◆ DIRECTIVE
Search the material for the string "script", then return every line where it is found.

◆ ENTRIES SUPPLIED
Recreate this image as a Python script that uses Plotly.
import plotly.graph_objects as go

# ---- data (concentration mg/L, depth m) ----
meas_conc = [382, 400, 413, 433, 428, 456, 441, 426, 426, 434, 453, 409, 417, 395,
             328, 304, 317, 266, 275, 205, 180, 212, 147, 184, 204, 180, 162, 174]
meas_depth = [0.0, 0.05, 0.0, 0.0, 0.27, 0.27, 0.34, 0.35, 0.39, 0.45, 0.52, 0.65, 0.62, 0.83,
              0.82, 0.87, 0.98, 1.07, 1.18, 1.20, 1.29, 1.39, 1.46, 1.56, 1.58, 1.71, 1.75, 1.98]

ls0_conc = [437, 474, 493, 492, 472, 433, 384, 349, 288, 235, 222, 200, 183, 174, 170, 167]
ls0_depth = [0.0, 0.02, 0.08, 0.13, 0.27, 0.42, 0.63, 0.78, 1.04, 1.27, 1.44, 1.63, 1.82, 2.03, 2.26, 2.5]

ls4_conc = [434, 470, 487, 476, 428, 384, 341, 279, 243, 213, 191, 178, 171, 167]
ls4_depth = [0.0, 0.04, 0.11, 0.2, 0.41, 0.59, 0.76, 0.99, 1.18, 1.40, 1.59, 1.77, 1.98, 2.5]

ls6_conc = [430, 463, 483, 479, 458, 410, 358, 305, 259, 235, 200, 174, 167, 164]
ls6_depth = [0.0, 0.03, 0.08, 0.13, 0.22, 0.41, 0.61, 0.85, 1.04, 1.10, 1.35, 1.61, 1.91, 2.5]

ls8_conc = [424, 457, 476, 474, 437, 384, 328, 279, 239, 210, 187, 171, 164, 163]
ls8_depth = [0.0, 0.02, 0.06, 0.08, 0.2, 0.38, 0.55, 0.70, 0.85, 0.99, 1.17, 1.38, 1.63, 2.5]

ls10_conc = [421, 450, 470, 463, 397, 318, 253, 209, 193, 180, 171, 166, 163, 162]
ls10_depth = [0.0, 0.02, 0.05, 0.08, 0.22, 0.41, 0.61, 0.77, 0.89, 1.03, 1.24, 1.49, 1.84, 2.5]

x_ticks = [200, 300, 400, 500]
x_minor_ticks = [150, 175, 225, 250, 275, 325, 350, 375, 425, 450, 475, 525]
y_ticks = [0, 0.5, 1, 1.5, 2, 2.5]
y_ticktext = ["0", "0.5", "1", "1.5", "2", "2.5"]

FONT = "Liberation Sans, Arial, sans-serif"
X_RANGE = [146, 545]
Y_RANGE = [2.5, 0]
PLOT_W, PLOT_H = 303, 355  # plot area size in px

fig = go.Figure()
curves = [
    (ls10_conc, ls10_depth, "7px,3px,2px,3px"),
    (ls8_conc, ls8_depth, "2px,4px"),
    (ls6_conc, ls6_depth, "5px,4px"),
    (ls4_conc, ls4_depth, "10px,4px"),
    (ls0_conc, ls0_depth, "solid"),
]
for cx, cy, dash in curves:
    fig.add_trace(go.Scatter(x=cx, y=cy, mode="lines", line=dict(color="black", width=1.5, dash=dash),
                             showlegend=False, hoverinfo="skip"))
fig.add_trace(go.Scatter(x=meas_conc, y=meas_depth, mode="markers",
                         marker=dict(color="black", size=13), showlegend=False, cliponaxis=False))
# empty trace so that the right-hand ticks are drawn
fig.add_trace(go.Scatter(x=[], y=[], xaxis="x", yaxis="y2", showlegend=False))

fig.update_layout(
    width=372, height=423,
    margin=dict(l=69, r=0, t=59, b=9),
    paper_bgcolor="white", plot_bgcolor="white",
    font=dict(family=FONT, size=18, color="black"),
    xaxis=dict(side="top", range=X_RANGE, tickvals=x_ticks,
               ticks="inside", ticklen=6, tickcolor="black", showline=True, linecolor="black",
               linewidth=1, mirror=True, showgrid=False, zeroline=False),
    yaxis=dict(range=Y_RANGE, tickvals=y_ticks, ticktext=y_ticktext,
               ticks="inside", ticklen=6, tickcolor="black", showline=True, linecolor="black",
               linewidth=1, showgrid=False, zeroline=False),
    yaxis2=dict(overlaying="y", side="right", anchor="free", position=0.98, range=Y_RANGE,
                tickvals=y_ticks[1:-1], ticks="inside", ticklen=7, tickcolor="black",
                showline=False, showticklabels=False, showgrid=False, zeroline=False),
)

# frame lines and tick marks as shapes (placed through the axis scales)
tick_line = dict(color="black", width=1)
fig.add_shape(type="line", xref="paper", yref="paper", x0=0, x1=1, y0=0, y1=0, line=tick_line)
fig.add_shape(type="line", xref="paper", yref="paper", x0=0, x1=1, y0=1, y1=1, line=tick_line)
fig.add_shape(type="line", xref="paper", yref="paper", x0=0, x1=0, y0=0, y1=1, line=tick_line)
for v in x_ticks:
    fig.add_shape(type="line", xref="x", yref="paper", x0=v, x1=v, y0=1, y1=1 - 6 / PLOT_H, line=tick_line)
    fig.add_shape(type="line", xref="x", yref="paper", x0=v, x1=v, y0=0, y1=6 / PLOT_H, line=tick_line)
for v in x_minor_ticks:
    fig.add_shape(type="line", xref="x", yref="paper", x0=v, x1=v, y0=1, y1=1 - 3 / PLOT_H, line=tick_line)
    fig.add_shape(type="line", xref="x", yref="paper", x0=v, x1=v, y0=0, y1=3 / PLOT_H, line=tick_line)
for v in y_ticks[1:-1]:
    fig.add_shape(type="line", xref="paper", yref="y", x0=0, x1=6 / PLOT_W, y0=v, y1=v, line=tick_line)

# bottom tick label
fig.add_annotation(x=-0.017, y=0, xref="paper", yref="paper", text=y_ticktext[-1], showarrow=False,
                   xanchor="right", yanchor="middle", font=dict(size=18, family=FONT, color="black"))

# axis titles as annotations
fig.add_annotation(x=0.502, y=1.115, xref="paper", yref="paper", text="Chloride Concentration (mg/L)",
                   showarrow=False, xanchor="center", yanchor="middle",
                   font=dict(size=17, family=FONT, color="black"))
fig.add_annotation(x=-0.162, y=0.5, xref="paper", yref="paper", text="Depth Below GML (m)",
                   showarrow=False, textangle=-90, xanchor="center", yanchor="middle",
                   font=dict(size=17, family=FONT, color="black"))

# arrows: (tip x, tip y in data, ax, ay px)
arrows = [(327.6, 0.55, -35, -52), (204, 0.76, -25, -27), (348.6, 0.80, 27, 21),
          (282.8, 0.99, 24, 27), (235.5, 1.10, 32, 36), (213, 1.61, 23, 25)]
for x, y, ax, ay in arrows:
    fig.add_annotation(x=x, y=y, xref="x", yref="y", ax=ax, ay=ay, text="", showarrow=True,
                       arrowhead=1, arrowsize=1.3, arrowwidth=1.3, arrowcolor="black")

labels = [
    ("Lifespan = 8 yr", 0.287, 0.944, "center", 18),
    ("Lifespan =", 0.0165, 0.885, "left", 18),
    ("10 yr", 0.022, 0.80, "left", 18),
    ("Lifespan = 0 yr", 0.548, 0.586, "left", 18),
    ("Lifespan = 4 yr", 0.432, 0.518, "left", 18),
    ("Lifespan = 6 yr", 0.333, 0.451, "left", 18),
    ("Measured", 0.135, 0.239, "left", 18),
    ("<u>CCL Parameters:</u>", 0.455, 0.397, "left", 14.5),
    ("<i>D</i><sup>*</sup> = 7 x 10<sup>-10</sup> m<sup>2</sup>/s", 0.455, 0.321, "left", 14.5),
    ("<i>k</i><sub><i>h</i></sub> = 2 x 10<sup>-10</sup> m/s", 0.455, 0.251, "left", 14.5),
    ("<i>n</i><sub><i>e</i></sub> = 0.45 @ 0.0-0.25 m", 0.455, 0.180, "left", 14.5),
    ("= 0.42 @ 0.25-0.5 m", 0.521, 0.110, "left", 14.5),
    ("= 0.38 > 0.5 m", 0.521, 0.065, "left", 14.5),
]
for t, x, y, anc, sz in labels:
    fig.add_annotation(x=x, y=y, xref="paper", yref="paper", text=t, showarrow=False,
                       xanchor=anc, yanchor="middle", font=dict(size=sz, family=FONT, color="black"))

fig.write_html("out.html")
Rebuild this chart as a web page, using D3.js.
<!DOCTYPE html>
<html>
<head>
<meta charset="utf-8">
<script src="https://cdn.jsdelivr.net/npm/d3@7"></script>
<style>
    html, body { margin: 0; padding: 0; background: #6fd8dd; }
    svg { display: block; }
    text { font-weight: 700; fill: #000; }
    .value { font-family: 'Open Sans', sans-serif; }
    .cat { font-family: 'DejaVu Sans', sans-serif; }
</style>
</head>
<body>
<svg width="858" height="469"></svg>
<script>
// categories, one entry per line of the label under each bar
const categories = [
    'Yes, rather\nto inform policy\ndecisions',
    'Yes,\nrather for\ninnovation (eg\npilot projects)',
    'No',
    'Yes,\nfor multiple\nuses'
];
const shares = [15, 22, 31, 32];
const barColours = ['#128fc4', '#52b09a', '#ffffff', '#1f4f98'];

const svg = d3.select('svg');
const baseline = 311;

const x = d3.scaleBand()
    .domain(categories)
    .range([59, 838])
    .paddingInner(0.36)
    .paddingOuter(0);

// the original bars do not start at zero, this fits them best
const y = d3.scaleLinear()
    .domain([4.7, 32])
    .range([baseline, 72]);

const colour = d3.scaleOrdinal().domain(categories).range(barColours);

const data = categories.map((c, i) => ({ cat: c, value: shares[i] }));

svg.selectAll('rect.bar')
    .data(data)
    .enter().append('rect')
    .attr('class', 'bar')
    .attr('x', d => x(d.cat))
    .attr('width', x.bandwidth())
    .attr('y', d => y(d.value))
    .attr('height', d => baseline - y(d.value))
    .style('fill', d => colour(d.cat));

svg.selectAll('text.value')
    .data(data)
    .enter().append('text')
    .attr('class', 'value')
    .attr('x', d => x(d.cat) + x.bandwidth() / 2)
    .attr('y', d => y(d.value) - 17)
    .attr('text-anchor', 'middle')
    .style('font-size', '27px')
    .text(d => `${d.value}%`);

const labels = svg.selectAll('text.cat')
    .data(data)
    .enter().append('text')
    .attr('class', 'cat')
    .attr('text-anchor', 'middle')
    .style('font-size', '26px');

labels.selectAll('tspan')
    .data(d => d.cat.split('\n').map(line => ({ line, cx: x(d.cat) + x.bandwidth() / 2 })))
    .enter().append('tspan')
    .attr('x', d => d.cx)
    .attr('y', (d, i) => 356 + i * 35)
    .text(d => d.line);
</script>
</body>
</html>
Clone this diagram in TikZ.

◆ REPLY
Recreate this image as a Python script that uses Plotly.
<script src="https://cdn.jsdelivr.net/npm/d3@7"></script>
<script>
</script>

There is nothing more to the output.